Layman and martyr, born at Grantley, Yorkshire, England, date of birth unknown; died at Smithfield, 4 March, 1590. He appears to have been following the calling of a tailor in London, when he was arrested on the charge of harbouring Catholic priests. He was confined for a long time in a damp and noisome cell, where he contracted bloodpoisoning in one leg, which it became necessary to amputate. It is said that during this operation Horner was favoured with a vision, which acted as an anodyne to his sufferings. He was afterwards liberated, but when he was again found to be harbouring priests he was convicted of felony, and as he refused to conform to the public worship of the Church by law established, was condemned. On the eve of his execution, he had a vision of a crown of glory hanging over his head, which filled him with courage to face the ordeal of the next day. The story of this vision was told by him to a friend, who in turn transmitted it by letter to Father Robert Southwell S.J., 18 March, 1590.
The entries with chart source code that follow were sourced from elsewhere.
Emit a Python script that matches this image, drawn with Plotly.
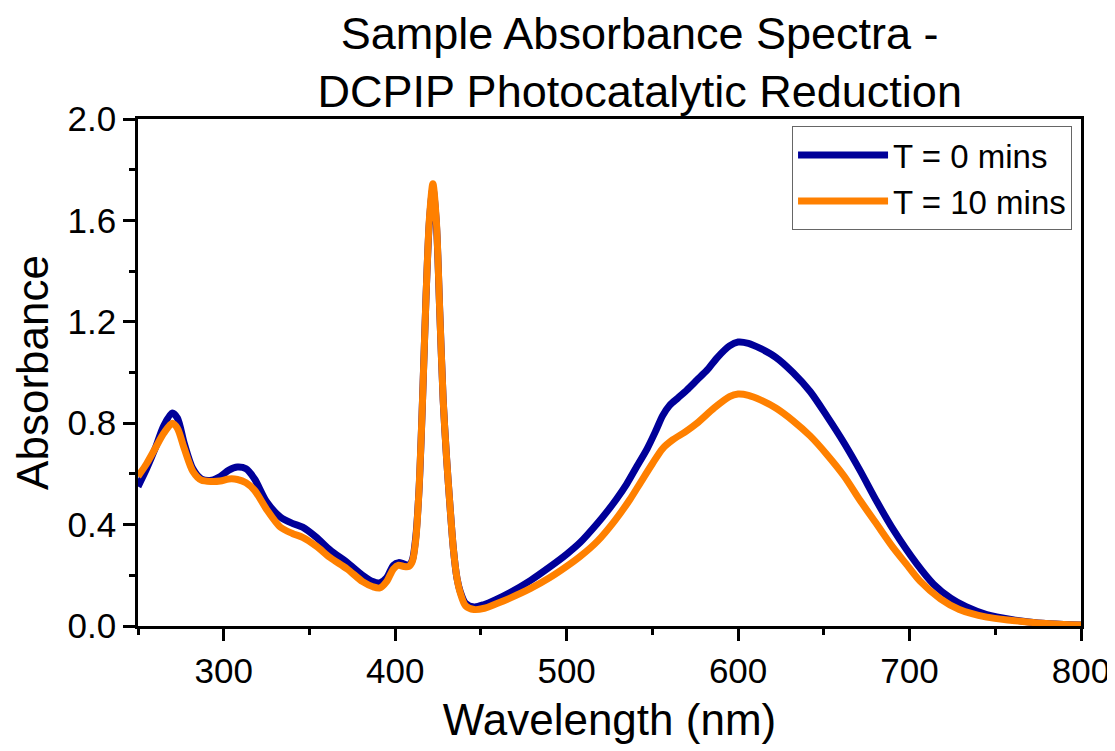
import plotly.graph_objects as go

# Wavelength (nm) sample points and absorbance readings
wl_t0 = [250, 255, 260, 265, 270, 273, 277, 282, 287, 293, 298, 303, 308, 313, 318, 325,
         333, 340, 346, 354, 362, 372, 381, 387, 391, 395, 399, 402, 405, 408, 410, 412,
         414, 416, 418, 420, 422, 424, 426, 428, 430, 432, 434, 436, 438, 441, 446, 452,
         459, 467, 479, 490, 500, 508, 518, 524, 529, 535, 541, 547, 552, 556, 560, 565,
         570, 576, 582, 588, 595, 600, 606, 613, 622, 632, 642, 652, 662, 671, 681, 691,
         704, 714, 724, 733, 745, 760, 775, 790, 800]
abs_t0 = [0.55, 0.62, 0.70, 0.79, 0.84, 0.82, 0.72, 0.62, 0.58, 0.575, 0.59, 0.615, 0.627, 0.62, 0.58, 0.49,
          0.43, 0.405, 0.39, 0.35, 0.30, 0.25, 0.20, 0.175, 0.17, 0.19, 0.24, 0.25, 0.245, 0.24, 0.26, 0.35,
          0.55, 0.90, 1.30, 1.60, 1.725, 1.59, 1.24, 0.89, 0.66, 0.47, 0.30, 0.19, 0.135, 0.09, 0.075, 0.085,
          0.105, 0.132, 0.18, 0.232, 0.283, 0.33, 0.405, 0.455, 0.50, 0.56, 0.63, 0.70, 0.77, 0.83, 0.87, 0.90,
          0.93, 0.97, 1.01, 1.06, 1.105, 1.12, 1.115, 1.095, 1.06, 1.0, 0.925, 0.826, 0.72, 0.615, 0.49, 0.375,
          0.247, 0.165, 0.11, 0.076, 0.045, 0.025, 0.012, 0.006, 0.004]

wl_t10 = [250, 255, 260, 265, 270, 273, 277, 282, 287, 293, 298, 303, 308, 313, 318, 325,
          333, 340, 346, 354, 362, 372, 381, 387, 391, 395, 399, 402, 405, 408, 410, 412,
          414, 416, 418, 420, 422, 424, 426, 428, 430, 432, 434, 436, 438, 441, 446, 452,
          459, 467, 479, 490, 500, 508, 518, 528, 537, 543, 550, 556, 562, 569, 576, 586,
          595, 600, 606, 613, 622, 632, 642, 652, 662, 671, 681, 690, 698, 706, 718, 729,
          745, 760, 775, 790, 800]
abs_t10 = [0.59, 0.64, 0.70, 0.76, 0.80, 0.78, 0.70, 0.61, 0.575, 0.57, 0.572, 0.58, 0.578, 0.565, 0.535, 0.46,
           0.39, 0.365, 0.35, 0.315, 0.27, 0.225, 0.175, 0.155, 0.15, 0.175, 0.225, 0.24, 0.235, 0.235, 0.255, 0.34,
           0.55, 0.90, 1.30, 1.61, 1.745, 1.60, 1.24, 0.89, 0.66, 0.47, 0.30, 0.19, 0.13, 0.08, 0.065, 0.07,
           0.088, 0.11, 0.148, 0.19, 0.235, 0.275, 0.335, 0.415, 0.50, 0.565, 0.64, 0.70, 0.735, 0.765, 0.80, 0.86,
           0.905, 0.915, 0.91, 0.892, 0.86, 0.81, 0.75, 0.675, 0.59, 0.497, 0.40, 0.313, 0.245, 0.178, 0.107, 0.065,
           0.035, 0.022, 0.012, 0.006, 0.004]

series_names = ["T = 0 mins", "T = 10 mins"]
series_colors = ["#000099", "#FF8000"]

FONT = "Arial, Liberation Sans, sans-serif"

fig = go.Figure()
for wl, ab, name, col in zip([wl_t0, wl_t10], [abs_t0, abs_t10], series_names, series_colors):
    fig.add_trace(go.Scatter(
        x=wl, y=ab, name=name, mode="lines",
        line=dict(color=col, width=7, shape="spline", smoothing=0.8),
    ))

fig.update_layout(
    width=1107, height=743,
    paper_bgcolor="white", plot_bgcolor="white",
    margin=dict(l=130, r=34, t=111, b=125),
    font=dict(family=FONT, color="black"),
    title=dict(
        text="Sample Absorbance Spectra -<br>DCPIP Photocatalytic Reduction",
        x=0.532, xanchor="center", xref="paper",
        y=0.945, yanchor="top", yref="container",
        font=dict(size=45, family=FONT, color="black"),
    ),
    showlegend=True,
    legend=dict(
        x=0.9905, xanchor="right", y=0.986, yanchor="top",
        bgcolor="white", bordercolor="#666666", borderwidth=1,
        font=dict(size=33, family=FONT, color="black"),
        tracegroupgap=0, itemwidth=90,
    ),
)

fig.update_xaxes(
    range=[250, 800], tick0=0, dtick=100, automargin=False,
    showline=True, linecolor="black", linewidth=2.5, mirror=True,
    ticks="outside", ticklen=12, tickwidth=2.5, tickcolor="black",
    minor=dict(dtick=50, tick0=0, ticks="outside", ticklen=6, tickwidth=2.5, tickcolor="black"),
    showgrid=False, zeroline=False,
    tickfont=dict(size=35, family=FONT, color="black"),
    title=dict(text="Wavelength (nm)", font=dict(size=44, family=FONT, color="black"), standoff=16),
)
fig.update_yaxes(
    range=[0, 2.0], tick0=0, dtick=0.4, tickformat=".1f", automargin=False,
    showline=True, linecolor="black", linewidth=2.5, mirror=True,
    ticks="outside", ticklen=12, tickwidth=2.5, tickcolor="black",
    minor=dict(dtick=0.2, tick0=0, ticks="outside", ticklen=6, tickwidth=2.5, tickcolor="black"),
    showgrid=False, zeroline=False,
    tickfont=dict(size=35, family=FONT, color="black"),
    title=dict(text="Absorbance", font=dict(size=44, family=FONT, color="black"), standoff=16),
)

fig.write_html("out.html")
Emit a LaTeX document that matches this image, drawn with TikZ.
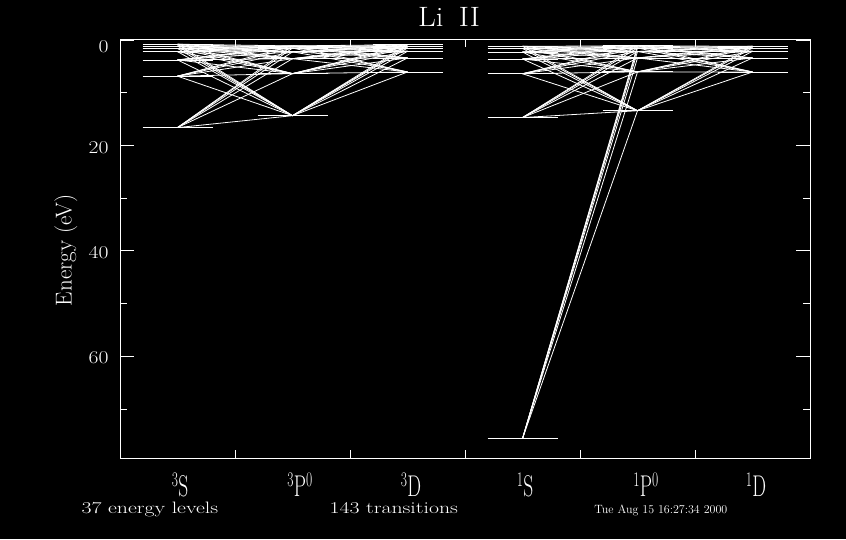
\documentclass[tikz,border=0pt]{standalone}
\begin{document}
\begin{tikzpicture}[x=1pt, y=-1pt, white, line width=0.8pt,
    ticklab/.style={font=\fontsize{18}{18}\selectfont, xscale=1.2, anchor=east},
    termlab/.style={font=\fontsize{30}{30}\selectfont, xscale=0.65, anchor=base, inner sep=0pt},
    infolab/.style={font=\fontsize{16.5}{16.5}\selectfont, xscale=1.32, anchor=base west, inner sep=0pt}]
  % Background and page size
  \fill[black] (0,0) rectangle (846,539);
  \useasboundingbox (0,0) rectangle (846,539);

  % Level positions (binding energy in eV, 5.27 px per eV)
  \foreach \n/\e in {2/16.62,3/6.86,4/3.78,5/2.2,6/1.6,7/1.15,8/0.8}
    \coordinate (tS-\n) at (177.5,{40+5.27*\e});
  \foreach \n/\e in {2/14.36,3/6.38,4/3.54,5/2.25,6/1.54,7/1.12}
    \coordinate (tP-\n) at (292.5,{40+5.27*\e});
  \foreach \n/\e in {3/6.07,4/3.4,5/2.15,6/1.52,7/1.2,8/0.89}
    \coordinate (tD-\n) at (407.5,{40+5.27*\e});
  \foreach \n/\e in {1/75.64,2/14.72,3/6.4,4/3.6,5/2.28,6/1.6,7/1.2}
    \coordinate (sS-\n) at (522.5,{40+5.27*\e});
  \foreach \n/\e in {2/13.42,3/6.05,4/3.4,5/2.18,6/1.51,7/1.11}
    \coordinate (sP-\n) at (637.5,{40+5.27*\e});
  \foreach \n/\e in {3/6.07,4/3.4,5/2.15,6/1.52,7/1.2}
    \coordinate (sD-\n) at (752.5,{40+5.27*\e});

  % Levels
  \foreach \c/\ns in {tS/{2,...,8}, tP/{2,...,7}, tD/{3,...,8},
                      sS/{1,...,7}, sP/{2,...,7}, sD/{3,...,7}}
    \foreach \n in \ns
      \draw ([xshift=-35pt]\c-\n) -- ([xshift=35pt]\c-\n);

  % Transitions, triplets
  \foreach \a in {2,...,8}
    \foreach \b in {2,...,7}
      \draw (tS-\a) -- (tP-\b);
  \foreach \a in {2,...,7}
    \foreach \b in {3,...,8}
      \draw (tP-\a) -- (tD-\b);

  % Transitions, singlets
  \foreach \a in {1,...,7}
    \foreach \b in {2,...,7}
      \draw (sS-\a) -- (sP-\b);
  \foreach \a in {2,...,7}
    \foreach \b in {3,...,7}
      \draw (sP-\a) -- (sD-\b);

  % Frame and ticks
  \draw (120,39) rectangle (810,458);
  \foreach \e in {0,20,40,60} {
    \draw (120,{40+5.27*\e}) -- ++(14,0);
    \draw (810,{40+5.27*\e}) -- ++(-14,0);
  }
  \foreach \e in {10,30,50,70} {
    \draw (120,{40+5.27*\e}) -- ++(7,0);
    \draw (810,{40+5.27*\e}) -- ++(-7,0);
  }
  \foreach \x in {235,350,465,580,695} {
    \draw (\x,39) -- ++(0,8);
    \draw (\x,458) -- ++(0,-8);
  }

  % Axis labels
  \foreach \e/\yy in {0/47,20/148,40/253,60/358}
    \node[ticklab] (tick\e) at (113,\yy) {\e};
  \node[font=\fontsize{23}{23}\selectfont, rotate=90] (ylabel) at (66,250) {Energy (eV)};
  \node[font=\fontsize{28}{28}\selectfont, xscale=1.1] (title) at (449,17) {Li\hspace{0.5em}II};

  % Term labels
  \node[termlab] (labTS) at (180,496) {$^3$S};
  \node[termlab] (labTP) at (300,496) {$^3$P$^0$};
  \node[termlab] (labTD) at (411,496) {$^3$D};
  \node[termlab] (labSS) at (525,496) {$^1$S};
  \node[termlab] (labSP) at (646,496) {$^1$P$^0$};
  \node[termlab] (labSD) at (756,496) {$^1$D};

  % Counts and date
  \node[infolab] (nlev) at (81,513) {37 energy levels};
  \node[infolab] (ntrans) at (329,513) {143 transitions};
  \node[font=\fontsize{12}{12}\selectfont, anchor=base west, inner sep=0pt] (date) at (594,513) {Tue Aug 15 16:27:34 2000};
\end{tikzpicture}
\end{document}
Horner was hanged, drawn and quartered because he had relieved and assisted Christopher Bales, seminary priest and martyr, b. at Cunsley, Durham, 1564, d. on the Scaffold at Fetter Lane, London 4 March, 1590. Father Bales was cruelly tortured in prison, although he was a consumptive; and was condemned merely for being a priest.

GILLOW, Bibl. Dict. Eng.. Cath., s. v.; CHALLONER, Memoirs, (Edinburgh, 1878), I, 166, 169, 218; RIBADENEIRA, Appendix Schismatis Anglicani (1610), 25; MORRIS, Troubles, 3rd series.